Le fait que le général Jamil Sayyed était à bord de la voiture de Michel Samaha qui transportait des explosifs de la Syrie vers le Liban est prouvé par la section de renseignements des FSI. Reste à savoir s’il était au courant de la charge qui se trouvait dans le coffre? Lui et Samaha assurent que non.
Quelques semaines après l’arrestation de l’ancien ministre Michel Samaha, le 9 août, des sources sécuritaires ont révélé que la section des renseignements des FSI a adressé à la justice militaire un dossier sur l’identité de la personne qui accompagnait Samaha au moment du transport des explosifs. Il s’agit de l’ancien directeur de la Sûreté générale, Jamil Sayyed. Une source officielle aurait affirmé que l’identité du passager accompagnant Samaha était confirmée par les tests ADN effectués sur le siège de la voiture, par les interrogatoires de l’ancien ministre, ainsi que par des témoins oculaires, des indices et des communications téléphoniques.
Le dossier a donc été envoyé au commissaire du gouvernement près le tribunal militaire, le juge Sakr Sakr. La réaction de Sayyed ne se fait pas attendre. Il tient une conférence de presse au cours de laquelle il tire à boulets rouges sur les responsables des FSI. Il affirme ne pas se laisser intimider et ne pas céder au chantage pour retirer la plainte déposée avec trois de ses collègues généraux pour leur détention abusive en 2005.
Selon lui, ce dossier entraînera la fin sur le plan sécuritaire et judiciaire du directeur des FSI, le général Achraf Rifi, et du chef de la section des renseignements des FSI, le général Wissam Hassan.
Citant son fils, l’avocat Malek Sayyed, qui a, selon lui, posé directement la question à Michel Samaha en présence du juge, Sayyed précise que l’ancien ministre a déclaré: «Jamil Sayyed n’a à aucun moment ni à aucun endroit été informé des détails du transport des explosifs». Et Jamil Sayyed de poursuivre: «Dire que j’étais avec Samaha dans sa voiture au moment où il transportait les explosifs c’est insinuer que j’ai joué un rôle dans cette affaire.

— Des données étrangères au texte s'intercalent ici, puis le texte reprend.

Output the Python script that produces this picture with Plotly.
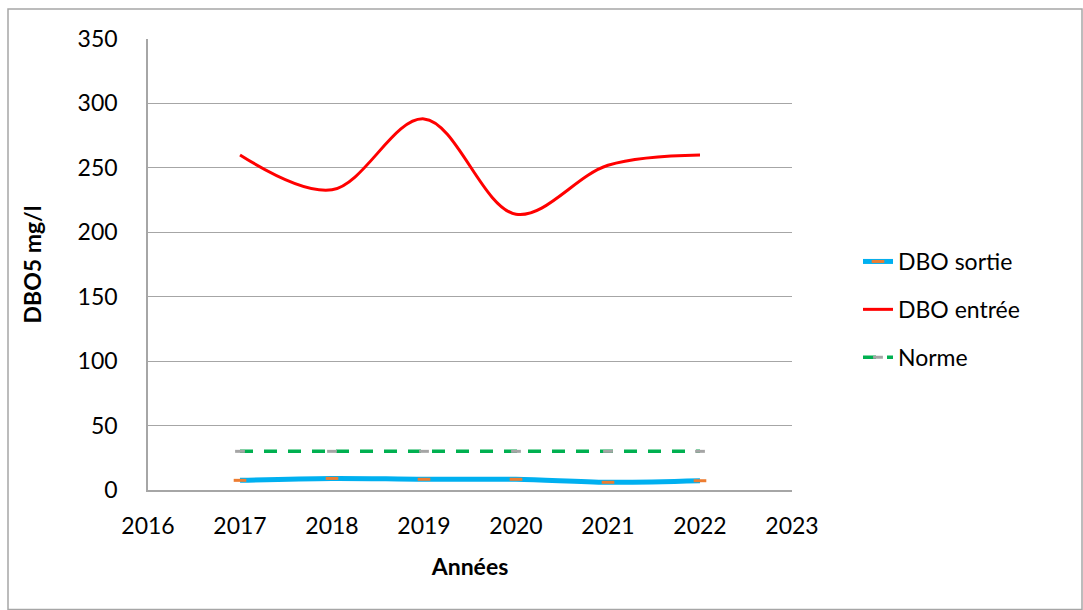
import plotly.graph_objects as go

years = [2017, 2018, 2019, 2020, 2021, 2022]
dbo_sortie = [7.5, 9, 8.3, 8.3, 6, 7.2]
dbo_entree = [260, 233, 288, 214, 252, 260]
norme = [30, 30, 30, 30, 30, 30]

FONT = "Lato"
FS = 23

fig = go.Figure()
fig.add_trace(go.Scatter(
    x=years, y=dbo_sortie, name="DBO sortie", mode="lines+markers",
    line=dict(color="#00B0F0", width=5, shape="spline", smoothing=1),
    marker=dict(symbol="line-ew", size=9, color="#ED7D31",
                line=dict(color="#ED7D31", width=3)),
    legendgroup="a"))
fig.add_trace(go.Scatter(
    x=years, y=dbo_entree, name="DBO entrée", mode="lines",
    line=dict(color="#FF0000", width=3, shape="spline", smoothing=1),
    legendgroup="b"))
fig.add_trace(go.Scatter(
    x=years, y=norme, name="Norme", mode="lines+markers",
    line=dict(color="#00B050", width=3.5, dash="13px,11px"),
    marker=dict(symbol="line-ew", size=7, color="#A5A5A5",
                line=dict(color="#A5A5A5", width=3)),
    legendgroup="c"))

W, H = 1083, 610
L, R, T, B = 148, 291, 39, 120
pw, ph = W - L - R, H - T - B

def px(x):
    return (x - L) / pw

def py(y):
    return (H - B - y) / ph

fig.add_shape(type="rect", xref="paper", yref="paper",
              x0=px(8), x1=px(1082), y0=py(609.5), y1=py(9),
              line=dict(color="#A6A6A6", width=1.5), layer="below")

fig.update_layout(
    width=W, height=H,
    margin=dict(l=L, r=R, t=T, b=B),
    paper_bgcolor="white", plot_bgcolor="white",
    font=dict(family=FONT, size=FS, color="black"),
    showlegend=True,
    legend=dict(x=px(858), y=py(240), xanchor="left", yanchor="top",
                font=dict(size=FS), tracegroupgap=15, bgcolor="rgba(0,0,0,0)"),
    xaxis=dict(range=[2016, 2023], tickvals=[2016, 2017, 2018, 2019, 2020, 2021, 2022, 2023],
               showgrid=False, zeroline=False, showline=True, linecolor="#A6A6A6", linewidth=1.5,
               ticks="", ticklabelstandoff=15,
               title=dict(text="<b>Années</b>", font=dict(size=FS), standoff=21)),
    yaxis=dict(range=[0, 350], tickvals=[0, 50, 100, 150, 200, 250, 300, 350],
               showgrid=True, gridcolor="#A6A6A6", gridwidth=1.2, zeroline=False,
               showline=True, linecolor="#A6A6A6", linewidth=1.5,
               ticks="", ticklabelstandoff=24,
               title=dict(text="<b>DBO5 mg/l</b>", font=dict(size=FS), standoff=30)),
)

fig.write_html("out.html")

Ce qui n’est pas le cas, d’après le témoignage de Samaha lui-même».
Candidat aux élections
Allant plus loin dans son défi, Sayyed aurait affirmé, en réponse à une question, que si les élections ont lieu à la date prévue, il sera candidat indépendant sur la liste d’Amal et du Hezbollah dans la Békaa-Nord.
Sayyed a reproché au président Michel Sleiman d’avoir félicité la branche des renseignements et le chef des FSI dans cette affaire. Il a aussi affirmé que le chef de l’Etat lui aurait dit qu’il ne pouvait pas muter Rifi, Hassan et Mirza. Il a aussi ajouté avoir entendu le Premier ministre dire au ministre de l’Intérieur au moment de la formation du gouvernement qu’il fallait écarter Rifi et Hassan car ce sont «des voyous».
Au lendemain de la conférence de presse, le bureau du Premier ministre Najib Mikati a publié un communiqué démentant «catégoriquement les propos rapportés par le général Sayyed concernant Mikati». De même, le bureau de presse du ministre de l’Intérieur Marwan Charbel a formellement démenti tout «dialogue» entre ce dernier et le Premier ministre au sujet du général Rifi et du général Hassan.
Entre-temps, le premier juge d’instruction, Riad Abou Ghida, en charge de l’affaire, a interrogé Samaha une nouvelle fois en présence de son avocat Sakhr Hachem. Ce dernier a déclaré, à l’issue de l’interrogatoire, que Samaha n’a pas refusé de répondre aux questions du juge d’instruction, mais qu’il n’a pas été interrogé sur le dossier de Jamil Sayyed.
Le dossier est ouvert. Certaines informations parlent de l’implication d’une troisième personne, dont le nom n’a pas encore été dévoilé, malgré les indiscrétions. L’affaire fera-t-elle effet boule de neige, et dévoilera-t-elle l’implication d’autres personnalités?
Arlette Kassas
Des enregistrements
Selon la LBC, les services de renseignements des FSI ont pu mettre la main sur l’enregistrement radiophonique des propos que Samaha et Sayyed ont échangés alors qu’ils se trouvaient ensemble à bord du véhicule. Les FSI s’attellent à retranscrire la teneur de la conversation, de trois heures, avant de la remettre au procureur général près le tribunal militaire.
Le député Nohad Machnouk a indiqué qu’il ressort de l’enregistrement que Sayyed aurait dit à Samaha que Walid Joumblatt était en tête de la liste des personnalités à assassiner.